Lo primero, ya lo hemos visto, no va a pasar. Y no sólo porque Albert Rivera no ha dejado de decir que no apoyará a Sánchez, sin flaquear en ningún momento. Sino porque la realidad de los hechos, de los pactos a nivel local y autonómico, lo está demostrando. El caso más claro es el de Castilla y León, donde Ciudadanos tendría la oportunidad de desbancar al PP después de 32 años gobernando. Pero Ciudadanos ya está claramente ubicado en el espacio que aspira a liderar, el centro-derecha. Así que para ellos es mucho más dañino, o así lo interpretan, coquetear con el PSOE que arriesgarse a que el PP, que liderará todos o casi todos los gobiernos, les dé el abrazo del oso. Y, siguiendo esta lógica, es muy posible que tengamos pactos en toda España allí donde PP y Ciudadanos sumen si incorporan en la ecuación a Vox, que es en casi todos los sitios en los que suman (la excepción sería, precisamente, Castilla y León). Entre otras cosas porque Vox, a la hora de la verdad, es muy derechita cobarde y tiene pinta de envainarse sus bravatas.

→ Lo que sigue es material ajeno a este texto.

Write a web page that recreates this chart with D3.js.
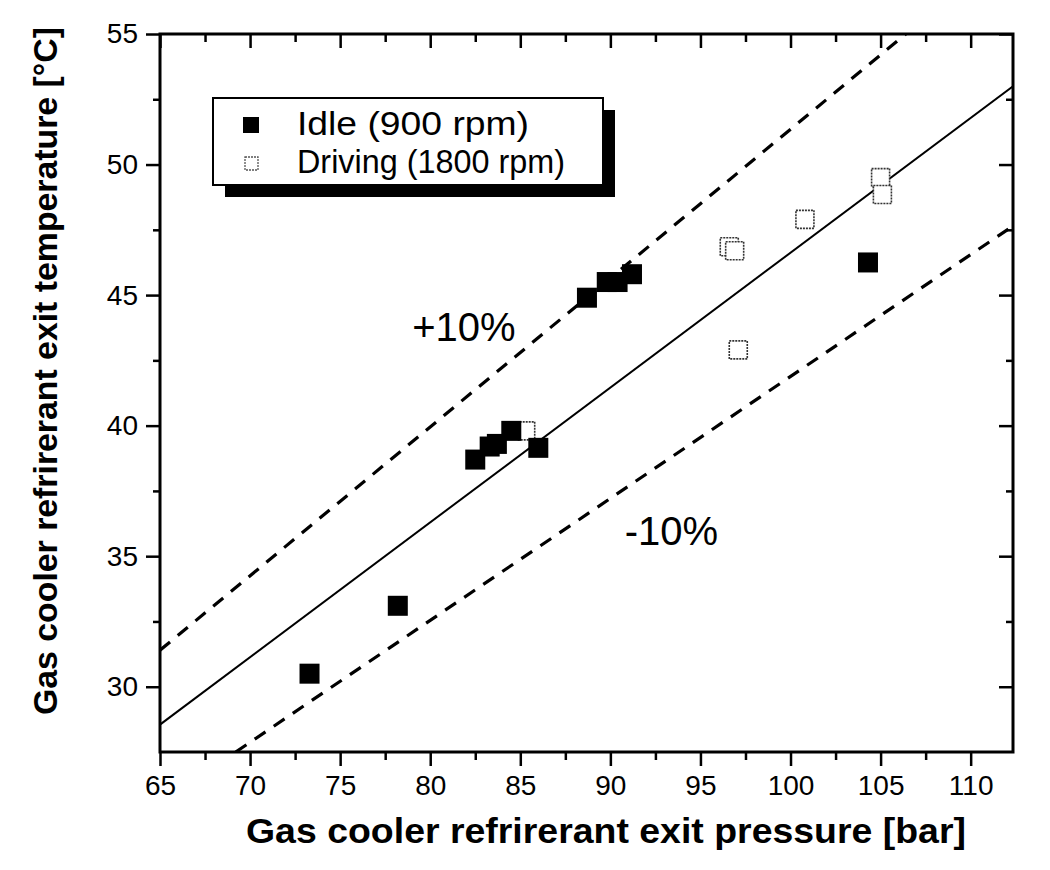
<!DOCTYPE html>
<html>
<head>
<meta charset="utf-8">
<script src="https://cdnjs.cloudflare.com/ajax/libs/d3/7.8.5/d3.min.js"></script>
<style>
  body { margin: 0; background: #fff; }
  svg { display: block; font-family: "Liberation Sans", Arial, sans-serif; }
</style>
</head>
<body>
<svg></svg>
<script>
// idle points (900 rpm)
const idleP = [73.3, 78.2, 82.5, 83.3, 83.7, 84.5, 86.0, 88.7, 89.8, 90.4, 91.2, 104.3];
const idleT = [30.5, 33.1, 38.7, 39.2, 39.3, 39.8, 39.15, 44.9, 45.5, 45.5, 45.8, 46.25];
// driving points (1800 rpm)
const driveP = [85.3, 96.6, 96.9, 97.1, 100.8, 105.0, 105.1];
const driveT = [39.8, 46.85, 46.7, 42.9, 47.9, 49.5, 48.85];
// correlation line and +-10% band, end points
const fitP = [65, 112.35];
const fitT = [28.55, 53.0];
const upperP = [65, 106.4];
const upperT = [31.4, 55];
const lowerP = [69.2, 112.35];
const lowerT = [27.5, 47.65];

const xTicks = [65, 70, 75, 80, 85, 90, 95, 100, 105, 110];
const yTicks = [30, 35, 40, 45, 50, 55];
const xMinor = [67.5, 72.5, 77.5, 82.5, 87.5, 92.5, 97.5, 102.5, 107.5];
const yMinor = [32.5, 37.5, 42.5, 47.5, 52.5];

let width = 1050;
let height = 870;
let plotL = 160, plotR = 1013, plotT = 34, plotB = 752;

const svg = d3.select("svg")
  .attr("width", width)
  .attr("height", height);

const x = d3.scaleLinear().domain([65, 112.35]).range([plotL, plotR]);
const y = d3.scaleLinear().domain([27.5, 55]).range([plotB, plotT]);

svg.append("defs").append("clipPath")
  .attr("id", "plot")
  .append("rect")
  .attr("x", plotL).attr("y", plotT)
  .attr("width", plotR - plotL).attr("height", plotB - plotT);

// axes: outward ticks bottom/left, inward mirror ticks top/right
function styleAxis(g) {
  g.select(".domain").remove();
  g.selectAll("line").attr("stroke", "#000").attr("stroke-width", 2.5);
  g.selectAll("text").attr("fill", "#000").attr("font-size", 28);
}

svg.append("g")
  .attr("transform", `translate(0, ${plotB})`)
  .call(d3.axisBottom(x).tickValues(xTicks).tickSize(14).tickPadding(9))
  .call(styleAxis);
svg.append("g")
  .attr("transform", `translate(0, ${plotB})`)
  .call(d3.axisBottom(x).tickValues(xMinor).tickSize(8).tickFormat(""))
  .call(styleAxis);

svg.append("g")
  .attr("transform", `translate(${plotL}, 0)`)
  .call(d3.axisLeft(y).tickValues(yTicks).tickSize(14).tickPadding(8))
  .call(styleAxis);
svg.append("g")
  .attr("transform", `translate(${plotL}, 0)`)
  .call(d3.axisLeft(y).tickValues(yMinor).tickSize(7).tickFormat(""))
  .call(styleAxis);

svg.append("g")
  .attr("transform", `translate(0, ${plotT})`)
  .call(d3.axisBottom(x).tickValues(xTicks).tickSize(14).tickFormat(""))
  .call(styleAxis);
svg.append("g")
  .attr("transform", `translate(0, ${plotT})`)
  .call(d3.axisBottom(x).tickValues(xMinor).tickSize(8).tickFormat(""))
  .call(styleAxis);

svg.append("g")
  .attr("transform", `translate(${plotR}, 0)`)
  .call(d3.axisLeft(y).tickValues(yTicks).tickSize(14).tickFormat(""))
  .call(styleAxis);
svg.append("g")
  .attr("transform", `translate(${plotR}, 0)`)
  .call(d3.axisLeft(y).tickValues(yMinor).tickSize(7).tickFormat(""))
  .call(styleAxis);

svg.append("rect")
  .attr("x", plotL).attr("y", plotT)
  .attr("width", plotR - plotL).attr("height", plotB - plotT)
  .attr("fill", "none")
  .attr("stroke", "#000")
  .attr("stroke-width", 3);

// lines
const line = d3.line().x(d => x(d[0])).y(d => y(d[1]));
const lines = [
  { p: fitP, t: fitT, dash: null, w: 2 },
  { p: upperP, t: upperT, dash: "13,10", w: 3.2 },
  { p: lowerP, t: lowerT, dash: "13,10", w: 3.2 }
];
svg.append("g")
  .attr("clip-path", "url(#plot)")
  .selectAll("path")
  .data(lines)
  .enter()
  .append("path")
  .attr("d", d => line(d.p.map((v, i) => [v, d.t[i]])))
  .attr("fill", "none")
  .attr("stroke", "#000")
  .attr("stroke-width", d => d.w)
  .attr("stroke-dasharray", d => d.dash);

// points
let sq = 20;
svg.append("g")
  .selectAll("rect")
  .data(driveP.map((v, i) => [v, driveT[i]]))
  .enter()
  .append("rect")
  .attr("x", d => x(d[0]) - sq / 2 + 1)
  .attr("y", d => y(d[1]) - sq / 2 + 1)
  .attr("width", sq - 2)
  .attr("height", sq - 2)
  .attr("fill", "#fff")
  .attr("stroke", "#333")
  .attr("stroke-width", 1.6)
  .attr("stroke-dasharray", "2,1");

svg.append("g")
  .selectAll("rect")
  .data(idleP.map((v, i) => [v, idleT[i]]))
  .enter()
  .append("rect")
  .attr("x", d => x(d[0]) - sq / 2)
  .attr("y", d => y(d[1]) - sq / 2)
  .attr("width", sq)
  .attr("height", sq)
  .attr("fill", "#000");

// band labels
svg.append("text")
  .attr("x", x(79.0)).attr("y", y(43.24))
  .attr("font-size", 40)
  .text("+10%");
svg.append("text")
  .attr("x", x(90.8)).attr("y", y(35.43))
  .attr("font-size", 40)
  .text("-10%");

// legend with drop shadow
const legend = svg.append("g");
legend.append("rect")
  .attr("x", 225).attr("y", 110)
  .attr("width", 390).attr("height", 87)
  .attr("fill", "#000");
legend.append("rect")
  .attr("x", 213).attr("y", 98)
  .attr("width", 390).attr("height", 87)
  .attr("fill", "#fff")
  .attr("stroke", "#000")
  .attr("stroke-width", 2);
legend.append("rect")
  .attr("x", 243).attr("y", 117)
  .attr("width", 16).attr("height", 16)
  .attr("fill", "#000");
legend.append("rect")
  .attr("x", 245).attr("y", 157)
  .attr("width", 13).attr("height", 13)
  .attr("fill", "#fff")
  .attr("stroke", "#555")
  .attr("stroke-width", 1.3)
  .attr("stroke-dasharray", "2,1");
legend.append("text")
  .attr("x", 297).attr("y", 135)
  .attr("font-size", 34)
  .attr("textLength", 232)
  .attr("lengthAdjust", "spacingAndGlyphs")
  .text("Idle (900 rpm)");
legend.append("text")
  .attr("x", 297).attr("y", 173)
  .attr("font-size", 34)
  .attr("textLength", 268)
  .attr("lengthAdjust", "spacingAndGlyphs")
  .text("Driving (1800 rpm)");

// axis titles
svg.append("text")
  .attr("x", 606).attr("y", 843)
  .attr("text-anchor", "middle")
  .attr("font-weight", "bold")
  .attr("font-size", 35)
  .attr("textLength", 720)
  .attr("lengthAdjust", "spacingAndGlyphs")
  .text("Gas cooler refrirerant exit pressure [bar]");

svg.append("text")
  .attr("transform", "translate(57, 371) rotate(-90)")
  .attr("text-anchor", "middle")
  .attr("font-weight", "bold")
  .attr("font-size", 34)
  .attr("textLength", 688)
  .attr("lengthAdjust", "spacingAndGlyphs")
  .text("Gas cooler refrirerant exit temperature [°C]");
</script>
</body>
</html>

Pero, sin agitar el espantajo de Ciudadanos, Sánchez pierde su mejor baza negociadora con los que realmente le tienen que investir, y en particular con Unidas Podemos. El líder socialista y los suyos continúan hablando de un gobierno en solitario, pero es difícil ver qué aliciente puede tener Podemos para apoyar eso si su posición negociadora se basa en entrar a toda costa en dicho gobierno. Sobre todo, una vez ha quedado claro, en las recientes elecciones (tanto en la Comunidad Valenciana como en el conjunto de España), que apoyar desde fuera a un gobierno favorece... al partido en el gobierno, que se queda muchos de los votantes del partido que apoya externamente. A fin de cuentas, ¿qué sentido tiene votar a Unidas Podemos para que dicho partido apoye al que de verdad va a desarrollar las políticas, que es el PSOE? Para eso, mejor ahorrarnos trámites.

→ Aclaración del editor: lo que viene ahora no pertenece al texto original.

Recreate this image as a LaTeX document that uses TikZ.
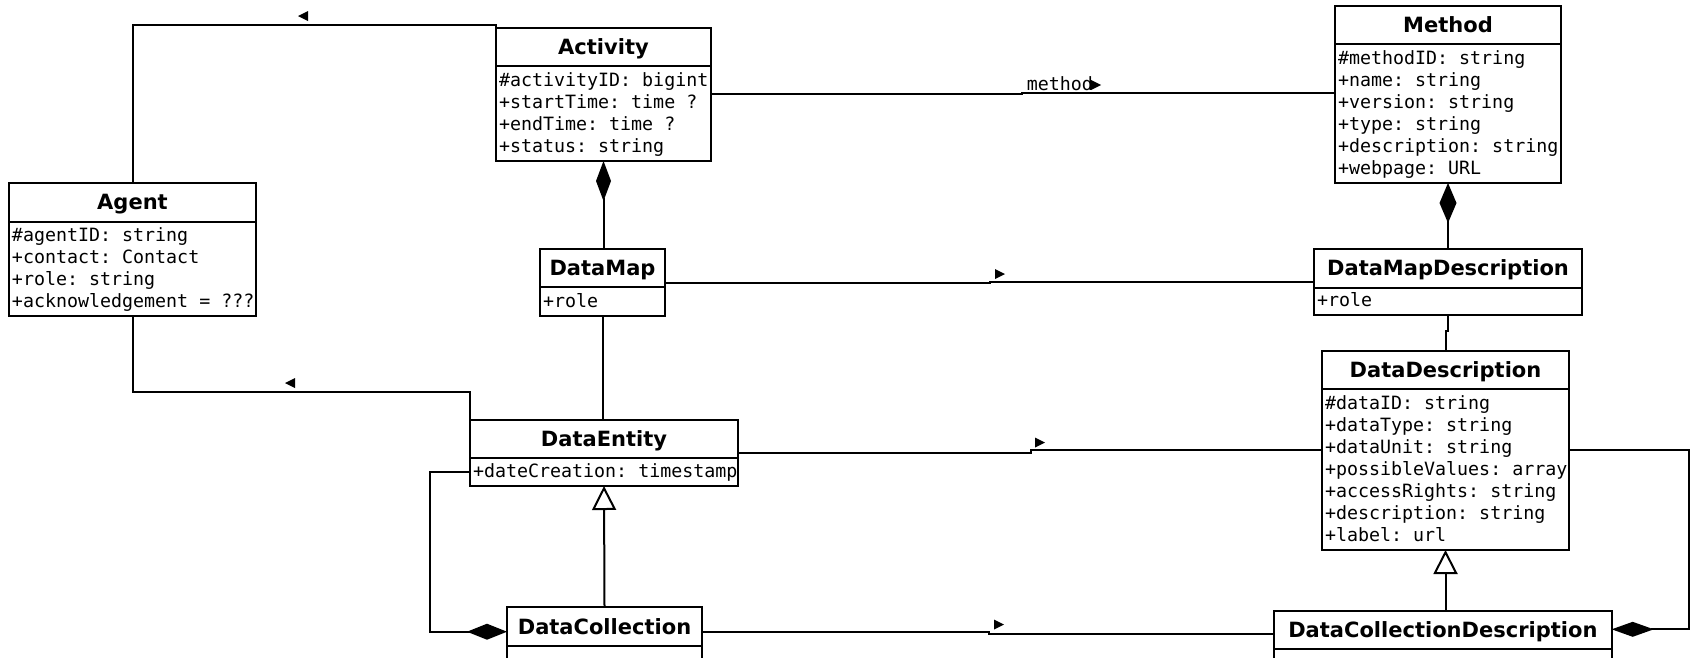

Por eso (y porque hay ganas de tocar poder, sin duda), carece de sentido que Unidas Podemos acepte el apoyo externo. Sobre todo, porque tiene muy buenas cartas en su mano, por mucho que padezcan una grave crisis interna en estos momentos. Puede que a este partido no le interese repetir unas elecciones generales, que es la amenaza en lontananza que perfilan desde el PSOE. Pero la cuestión es: ¿realmente le interesa al PSOE? ¿Qué sentido tiene poner en riesgo la actual supremacía, ganada merced a unas elecciones con una excepcional movilización contra el trío de las derechas, que no tiene por qué darse de nuevo en igual medida?
De hecho, y a pesar de la afortunada -para Pedro Sánchez- conjunción planetaria del 28 de abril, el partido socialista continúa estando a más de cincuenta escaños de la mayoría absoluta. Necesita a Unidas Podemos y a varios partidos más. La estrategia rajoyista tiene el problema de que, al darse en paralelo con la constitución de múltiples ayuntamientos y comunidades autónomas, puede evidenciar dos cosas: la primera, que las derechas sumarán allá donde puedan sumar, con alguna excepción menor. Y la segunda, que, en tal caso, muchas de las victorias del PSOE a lo largo y ancho de España no le sirven a este partido para gobernar. Es decir: que ganar, incluso ganar con mucha distancia con el segundo, no es garantía de mandar. Tal vez el PSOE debería comenzar a comportarse como si tuviera 123 escaños, no 173.